January 31, 2011

Standing Down

Due to the nature of my second career, I find myself with long periods of gainful employment, followed by shorter periods of non-workiness.  My most recent employer, Giant Pharmaceutical House, was going along great guns when I started on my third stint with them, but I knew that if they took too long coming up with the next "magic bullet" drug, things would start turning down.

And they did.

At the end of the year just passed, I was told to pack my bags and move along.  So, I took my coffee cup (the only personal item I'll allow myself at work) and said my fond farewells.  Unfortunately, it was announced last week that about a thousand of my former colleagues will be taking the plunge too. Being a contractor, I'm used to this ... my colleagues being regular employees, not so much.

But this is their problem to sort out.  I have my own issues.

Finding yourself with time on your hands during the worst weather month in the Northern Hemisphere is not fun.  I spent the first three weeks of my free time reminding myself that I didn't have to go to work, therefore I could stop fretting over projects that were coming due.  At the same time I milled aimlessly about the house, playing on the internet and watching television (Note to self:  Have a plan to occupy your time when you retire for real).

And then one morning early last week, I woke up and found that a switch had been thrown in my head.  It was time to embrace my freedom and start paying attention to the things around me.  And it was pretty fucking great. For example:

The best time to buy a gigantic-assed flat screen television is when your work dries up and you have only half the income coming in that you did previously.  It's also a good time to pay Xfinity/Comast/Whatever-The-Fuck-Their-Name-Is more money to get HD service.  I swear to all that is holy, the picture quality is magnificent!  This was no more apparent than when I was watching the exciting motion picture "Twister" and realized that even in 1996, Helen Hunt looked like a shopworn Sea Hag and it would be frightening to even entertain the possibility of what her wrinkled, hatched-faced puss looks like today, fully 15 years later.

Do you like the History?  I do.  Particularly American History.  One day, on a trip to the library, I came upon a book about the opening of the West after the Louisiana Purchase.  This book concentrated on those lice-ridden, beaver trappin', Injun slaughterin' Mountain Men.  Unfortunately, it was written by a Historian.  This meant that I had to wade through pages of dry prose, punctuated with big high faluntin' words that necessitated my having to keep a dictionary close at hand.  I finished the book with some basic knowledge, which will have to be supplemented by finding another book on the same subject written by Stephen King or perhaps firing up the old Roku box to find that 1972 Robert Redford classic "Jerimiah Johnson".

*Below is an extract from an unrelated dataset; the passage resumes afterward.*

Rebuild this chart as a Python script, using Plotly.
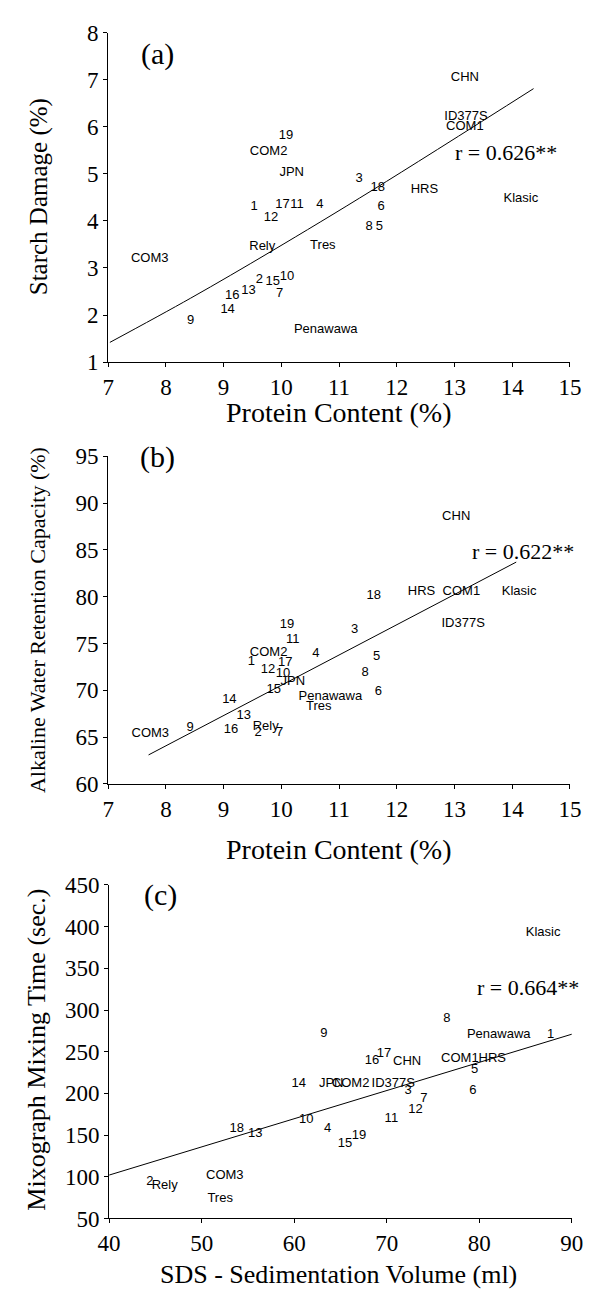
import plotly.graph_objects as go

# ---------------- Panel (a): Protein vs Starch damage ----------------
labels_a = ["CHN", "ID377S", "COM1", "19", "COM2", "JPN", "3", "18", "HRS", "Klasic",
            "1", "17", "11", "4", "6", "12", "8", "5", "Rely", "Tres",
            "COM3", "2", "15", "10", "13", "16", "7", "14", "9", "Penawawa"]
protein_a = [13.18, 13.20, 13.18, 10.08, 9.78, 10.18, 11.35, 11.67, 12.48, 14.15,
             9.53, 10.02, 10.27, 10.67, 11.73, 9.82, 11.52, 11.70, 9.67, 10.72,
             7.72, 9.62, 9.85, 10.10, 9.43, 9.15, 9.97, 9.07, 8.43, 10.77]
starch_damage = [7.04, 6.22, 5.99, 5.80, 5.47, 5.03, 4.90, 4.71, 4.67, 4.48,
                 4.31, 4.35, 4.35, 4.35, 4.31, 4.06, 3.87, 3.87, 3.45, 3.47,
                 3.20, 2.76, 2.70, 2.82, 2.51, 2.40, 2.45, 2.11, 1.88, 1.69]
trend_a_x = [7.03, 8.43, 9.82, 11.60, 14.37]
trend_a_y = [1.42, 2.36, 3.35, 4.67, 6.81]

# ---------------- Panel (b): Protein vs AWRC ----------------
labels_b = ["CHN", "HRS", "COM1", "Klasic", "18", "ID377S", "19", "3", "11", "COM2",
            "4", "5", "1", "17", "12", "10", "8", "JPN", "15", "6",
            "Penawawa", "Tres", "14", "13", "9", "16", "Rely", "2", "7", "COM3"]
protein_b = [13.03, 12.43, 13.12, 14.12, 11.60, 13.15, 10.10, 11.27, 10.20, 9.78,
             10.60, 11.65, 9.48, 10.07, 9.77, 10.03, 11.45, 10.20, 9.87, 11.68,
             10.85, 10.65, 9.10, 9.35, 8.42, 9.13, 9.73, 9.60, 9.97, 7.73]
awrc = [88.5, 80.5, 80.5, 80.5, 80.1, 77.1, 77.0, 76.5, 75.4, 74.0,
        73.9, 73.6, 73.0, 72.9, 72.2, 71.8, 71.9, 70.9, 70.1, 69.8,
        69.3, 68.2, 69.0, 67.3, 66.0, 65.8, 66.1, 65.5, 65.5, 65.4]
trend_b_x = [7.70, 14.07]
trend_b_y = [63.1, 83.7]

# ---------------- Panel (c): SDS vs Mixing time ----------------
labels_c = ["Klasic", "8", "9", "Penawawa", "1", "16", "17", "CHN", "COM1", "HRS",
            "5", "14", "JPN", "COM2", "ID377S", "3", "6", "7", "12", "11",
            "10", "4", "18", "13", "19", "15", "COM3", "2", "Rely", "Tres"]
sds_volume = [86.9, 76.5, 63.2, 82.1, 87.7, 68.4, 69.7, 72.2, 77.9, 81.4,
              79.5, 60.5, 64.0, 66.1, 70.7, 72.3, 79.3, 74.0, 73.1, 70.5,
              61.3, 63.6, 53.8, 55.8, 67.0, 65.5, 52.5, 44.4, 46.0, 52.0]
mixing_time = [393, 290, 271, 270, 270, 239, 248, 238, 242, 242,
               228, 212, 211, 211, 211, 203, 203, 194, 180, 170,
               168, 158, 157, 152, 149, 139, 101, 94, 89, 74]
trend_c_x = [40, 90]
trend_c_y = [102, 271]

W, H = 605, 1305
SANS = "Liberation Sans, Arial, sans-serif"
SERIF = "Liberation Serif, Times New Roman, serif"

fig = go.Figure()

panels = [
    ("x", "y", protein_a, starch_damage, labels_a, trend_a_x, trend_a_y, "spline"),
    ("x2", "y2", protein_b, awrc, labels_b, trend_b_x, trend_b_y, "linear"),
    ("x3", "y3", sds_volume, mixing_time, labels_c, trend_c_x, trend_c_y, "linear"),
]
for xa, ya, xs, ys, labs, tx, ty, shape in panels:
    fig.add_trace(go.Scatter(x=tx, y=ty, mode="lines", xaxis=xa, yaxis=ya,
                             line=dict(color="black", width=1, shape=shape),
                             hoverinfo="skip", showlegend=False))
    fig.add_trace(go.Scatter(x=xs, y=ys, mode="text", text=labs, xaxis=xa, yaxis=ya,
                             textposition="middle center",
                             textfont=dict(family=SANS, size=13, color="black"),
                             showlegend=False))


def px_x(p):
    return p / W


def px_y(p):
    return 1 - p / H


axis_common = dict(showline=True, linecolor="black", linewidth=1, ticks="outside",
                   ticklen=4, tickcolor="black", showgrid=False, zeroline=False,
                   tickfont=dict(family=SERIF, size=23, color="black"))

fig.update_layout(
    width=W, height=H, margin=dict(l=0, r=0, t=0, b=0),
    paper_bgcolor="white", plot_bgcolor="white",
    xaxis=dict(domain=[px_x(101), px_x(581)], range=[7, 15], dtick=1, anchor="y", **axis_common),
    yaxis=dict(domain=[px_y(357), px_y(21)], range=[1, 8], dtick=1, anchor="x", **axis_common),
    xaxis2=dict(domain=[px_x(101), px_x(581)], range=[7, 15], dtick=1, anchor="y2", **axis_common),
    yaxis2=dict(domain=[px_y(787), px_y(453)], range=[60, 95], dtick=5, anchor="x2", **axis_common),
    xaxis3=dict(domain=[px_x(102), px_x(583)], range=[40, 90], dtick=10, anchor="y3", **axis_common),
    yaxis3=dict(domain=[px_y(1230), px_y(890)], range=[50, 450], dtick=50, anchor="x3", **axis_common),
)

annots = [
    # panel letters
    ("(a)", 152, 43, 30, 0),
    ("(b)", 152, 454, 30, 0),
    ("(c)", 155, 900, 30, 0),
    # correlation
    ("r = 0.626**", 515, 143, 22, 0),
    ("r = 0.622**", 532, 550, 22, 0),
    ("r = 0.664**", 537, 995, 22, 0),
    # x titles
    ("Protein Content (%)", 341, 408, 28, 0),
    ("Protein Content (%)", 341, 854, 28, 0),
    ("SDS - Sedimentation Volume (ml)", 340, 1287, 26, 0),
    # y titles
    ("Starch Damage (%)", 30, 188, 25, -90),
    ("Alkaline Water Retention Capacity (%)", 27, 620, 22, -90),
    ("Mixograph Mixing Time (sec.)", 27, 1058, 26, -90),
]
for text, x, y, size, ang in annots:
    fig.add_annotation(text=text, x=px_x(x), y=px_y(y), xref="paper", yref="paper",
                       showarrow=False, textangle=ang, xanchor="center", yanchor="middle",
                       font=dict(family=SERIF, size=size, color="black"))

fig.write_html("out.html", config={"displayModeBar": False},
               post_script="document.body.style.margin='0px';")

Walking around your house in the daylight gives you new insight on what a piece of shit it really is.  Particularly those half-finished projects.  So, now ALL of the doors and trim in the old homestead are the same color and I'm preparing for the assault on the kitchen cabinets.  This will be followed closely by admitting the harsh truth of the limits of my abilities and paying someone to put down a new kitchen floor.

Good times!

So thanks Giant Pharmaceutical House, for giving me some time off to shift mental and physical gears.  As soon as you've developed that wonder drug that eliminates the heartbreak of rectal itch, I'll be back to ride the wave again.


  1. Ah, you like history do ya? You mind telling my daughter that George Washington Carver wasn't white?


  2. Candace, that post made me snort :) Especially the visual aids.